Just a General Warning for those who followed the thread regarding 'Citadel Markets' approximately 12 months ago.

A brief rundown. Citadel Markets took high membership fee's in order to provide 'signals' on binary options and 'automatically traded' members accounts as per their signals.

Upon signing up, the Citadel Markets provided 12 months trading history which showed an overall success rate of 88%. A few months into my subscription ($12,000 worth) and most my capital was lost via the platform betonmarkets.com. My account then red lined at $0 and i did not fill this back up.

Problems with this company; they still recorded an 88% accuracy report which they continued to sell to new clients, despite my first hand experience which revealed their accuracy to be around 30% (recorded and reported data).

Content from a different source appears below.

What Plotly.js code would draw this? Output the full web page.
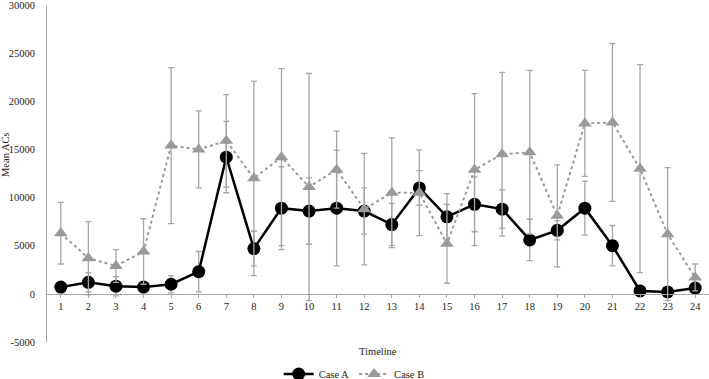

Lucky I had a money back guarantee from the company, NOT, this was void because I received a letter from Citadel Markets explaining that: Citadel Markets 'the brand' and all its holdings, virtual real estate and associated entities were legally acquired by Citadel LLC "Citadel Group"

They now trade as TheBinaryOptionExperts ( http://www.thebinaryoptionsexperts.com/ )

I have no experience with their new shelf company, but the strategy, personal and lack of service has not changed. The change of brand and the 'dump' of customers which lost a lot of money with Citadel Markets should not be brushed under the carpet.

They have a facebook page TheBinaryOptionsExperts - which as a Social Media Expert - I can assure you is fill with fake followers. Out of 13,000 followers, only the same 3 people comment, like and share their status'.

This is a warning to anyone wishing to do business with them, I have had personal dealings with Tim, Duane and Sue within the BinaryOptionsExperts and have been left, with many others, with a bad taste in my mouth. Please do not make the same mistake as I did.


----------



## Trev Braz (21 December 2018)

Duane Cunningham, Tim and Sue are liars and crooks. They took me for $7000 in about 2011. Citadel markets and The BinaryOptions Experts are thieves. The Australian Government classifies their act as gambling, not trading. They pretend to be traders but are conmen. Have ASIC closed them down or have they reappeared in yet one more crooked disguise?


----------